» **Your instructions**
Print nothing but the lines from the start of the listing below through the line that contains "const prices = nodeIds.map((n, i)". Do not include the pictures.

» **Dataset section**

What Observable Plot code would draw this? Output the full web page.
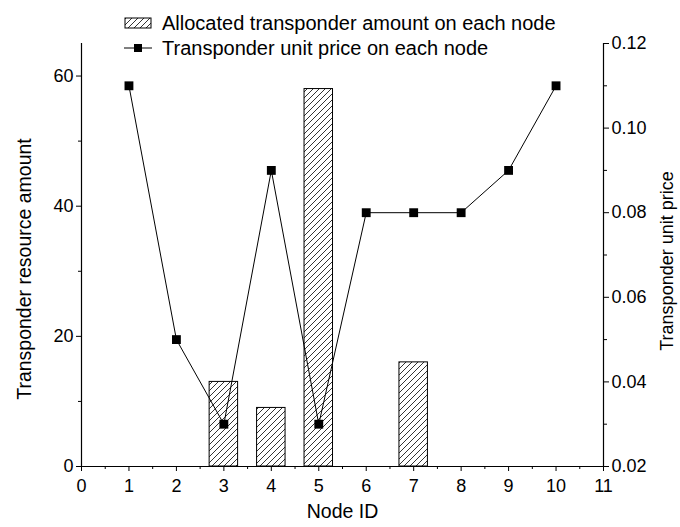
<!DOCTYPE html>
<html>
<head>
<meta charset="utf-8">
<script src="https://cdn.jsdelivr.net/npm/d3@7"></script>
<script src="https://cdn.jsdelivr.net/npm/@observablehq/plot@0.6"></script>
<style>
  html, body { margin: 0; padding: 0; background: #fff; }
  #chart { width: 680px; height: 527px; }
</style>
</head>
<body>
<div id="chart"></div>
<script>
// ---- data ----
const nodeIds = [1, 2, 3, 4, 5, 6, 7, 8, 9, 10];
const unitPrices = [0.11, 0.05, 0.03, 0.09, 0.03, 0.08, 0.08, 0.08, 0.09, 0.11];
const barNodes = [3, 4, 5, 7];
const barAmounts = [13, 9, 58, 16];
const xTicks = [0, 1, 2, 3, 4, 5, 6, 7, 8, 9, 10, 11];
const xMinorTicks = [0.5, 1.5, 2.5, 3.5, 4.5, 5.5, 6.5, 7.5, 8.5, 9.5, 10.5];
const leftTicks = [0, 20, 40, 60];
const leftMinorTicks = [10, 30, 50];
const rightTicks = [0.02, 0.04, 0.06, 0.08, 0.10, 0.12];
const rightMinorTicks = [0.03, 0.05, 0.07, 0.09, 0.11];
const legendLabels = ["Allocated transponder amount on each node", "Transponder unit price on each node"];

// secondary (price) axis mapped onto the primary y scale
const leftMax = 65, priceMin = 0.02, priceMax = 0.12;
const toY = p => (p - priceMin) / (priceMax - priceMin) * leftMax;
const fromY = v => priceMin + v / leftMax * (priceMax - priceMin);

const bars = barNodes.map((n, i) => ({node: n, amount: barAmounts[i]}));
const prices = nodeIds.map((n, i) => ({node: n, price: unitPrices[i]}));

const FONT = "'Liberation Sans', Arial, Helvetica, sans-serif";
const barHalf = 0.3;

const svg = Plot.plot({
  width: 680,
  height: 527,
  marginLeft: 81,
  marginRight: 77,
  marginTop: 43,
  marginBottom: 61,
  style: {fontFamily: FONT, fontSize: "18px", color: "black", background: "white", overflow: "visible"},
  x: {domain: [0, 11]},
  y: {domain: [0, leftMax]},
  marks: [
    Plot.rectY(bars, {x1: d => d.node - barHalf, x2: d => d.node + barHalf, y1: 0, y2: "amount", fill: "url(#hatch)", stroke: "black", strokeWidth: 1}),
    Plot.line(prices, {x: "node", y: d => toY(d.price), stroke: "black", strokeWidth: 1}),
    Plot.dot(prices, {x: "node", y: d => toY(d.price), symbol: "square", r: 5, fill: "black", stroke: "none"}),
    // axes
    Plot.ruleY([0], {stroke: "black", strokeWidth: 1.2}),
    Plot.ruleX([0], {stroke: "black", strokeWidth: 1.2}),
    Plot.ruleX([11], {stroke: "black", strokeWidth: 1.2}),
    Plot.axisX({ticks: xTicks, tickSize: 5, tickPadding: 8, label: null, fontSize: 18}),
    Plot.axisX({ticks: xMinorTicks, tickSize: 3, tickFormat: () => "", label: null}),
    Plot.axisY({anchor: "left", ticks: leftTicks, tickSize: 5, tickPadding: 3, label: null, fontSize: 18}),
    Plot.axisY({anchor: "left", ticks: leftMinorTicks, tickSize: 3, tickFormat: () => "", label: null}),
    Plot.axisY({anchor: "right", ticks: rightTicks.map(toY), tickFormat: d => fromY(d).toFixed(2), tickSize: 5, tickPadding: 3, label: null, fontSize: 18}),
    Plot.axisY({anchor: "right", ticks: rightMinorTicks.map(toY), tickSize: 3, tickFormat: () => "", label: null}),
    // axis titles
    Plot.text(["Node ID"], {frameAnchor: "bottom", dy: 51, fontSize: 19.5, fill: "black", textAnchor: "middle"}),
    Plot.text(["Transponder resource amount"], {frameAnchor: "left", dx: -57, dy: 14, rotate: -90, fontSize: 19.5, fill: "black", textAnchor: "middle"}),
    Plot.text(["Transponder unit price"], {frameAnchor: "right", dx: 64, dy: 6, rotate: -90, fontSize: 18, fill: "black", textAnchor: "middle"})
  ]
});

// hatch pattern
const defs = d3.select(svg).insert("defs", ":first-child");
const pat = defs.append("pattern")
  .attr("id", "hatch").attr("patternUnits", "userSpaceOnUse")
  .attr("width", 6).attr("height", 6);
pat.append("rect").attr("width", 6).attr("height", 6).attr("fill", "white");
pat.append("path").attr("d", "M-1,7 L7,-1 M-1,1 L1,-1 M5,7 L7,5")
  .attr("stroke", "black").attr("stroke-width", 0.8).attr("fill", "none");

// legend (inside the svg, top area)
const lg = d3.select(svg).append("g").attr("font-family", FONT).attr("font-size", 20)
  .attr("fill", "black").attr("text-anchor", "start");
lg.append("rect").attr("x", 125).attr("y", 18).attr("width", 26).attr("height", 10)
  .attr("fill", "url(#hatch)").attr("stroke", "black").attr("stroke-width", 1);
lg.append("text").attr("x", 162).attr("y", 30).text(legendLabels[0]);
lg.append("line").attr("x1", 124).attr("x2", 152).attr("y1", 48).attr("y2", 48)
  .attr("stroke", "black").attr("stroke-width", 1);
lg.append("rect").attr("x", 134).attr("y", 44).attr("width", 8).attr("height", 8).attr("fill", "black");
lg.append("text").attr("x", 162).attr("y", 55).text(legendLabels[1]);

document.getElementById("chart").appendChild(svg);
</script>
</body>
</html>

» **Answer to the task**
What Observable Plot code would draw this? Output the full web page.
<!DOCTYPE html>
<html>
<head>
<meta charset="utf-8">
<script src="https://cdn.jsdelivr.net/npm/d3@7"></script>
<script src="https://cdn.jsdelivr.net/npm/@observablehq/plot@0.6"></script>
<style>
  html, body { margin: 0; padding: 0; background: #fff; }
  #chart { width: 680px; height: 527px; }
</style>
</head>
<body>
<div id="chart"></div>
<script>
// ---- data ----
const nodeIds = [1, 2, 3, 4, 5, 6, 7, 8, 9, 10];
const unitPrices = [0.11, 0.05, 0.03, 0.09, 0.03, 0.08, 0.08, 0.08, 0.09, 0.11];
const barNodes = [3, 4, 5, 7];
const barAmounts = [13, 9, 58, 16];
const xTicks = [0, 1, 2, 3, 4, 5, 6, 7, 8, 9, 10, 11];
const xMinorTicks = [0.5, 1.5, 2.5, 3.5, 4.5, 5.5, 6.5, 7.5, 8.5, 9.5, 10.5];
const leftTicks = [0, 20, 40, 60];
const leftMinorTicks = [10, 30, 50];
const rightTicks = [0.02, 0.04, 0.06, 0.08, 0.10, 0.12];
const rightMinorTicks = [0.03, 0.05, 0.07, 0.09, 0.11];
const legendLabels = ["Allocated transponder amount on each node", "Transponder unit price on each node"];

// secondary (price) axis mapped onto the primary y scale
const leftMax = 65, priceMin = 0.02, priceMax = 0.12;
const toY = p => (p - priceMin) / (priceMax - priceMin) * leftMax;
const fromY = v => priceMin + v / leftMax * (priceMax - priceMin);

const bars = barNodes.map((n, i) => ({node: n, amount: barAmounts[i]}));
const prices = nodeIds.map((n, i) => ({node: n, price: unitPrices[i]}));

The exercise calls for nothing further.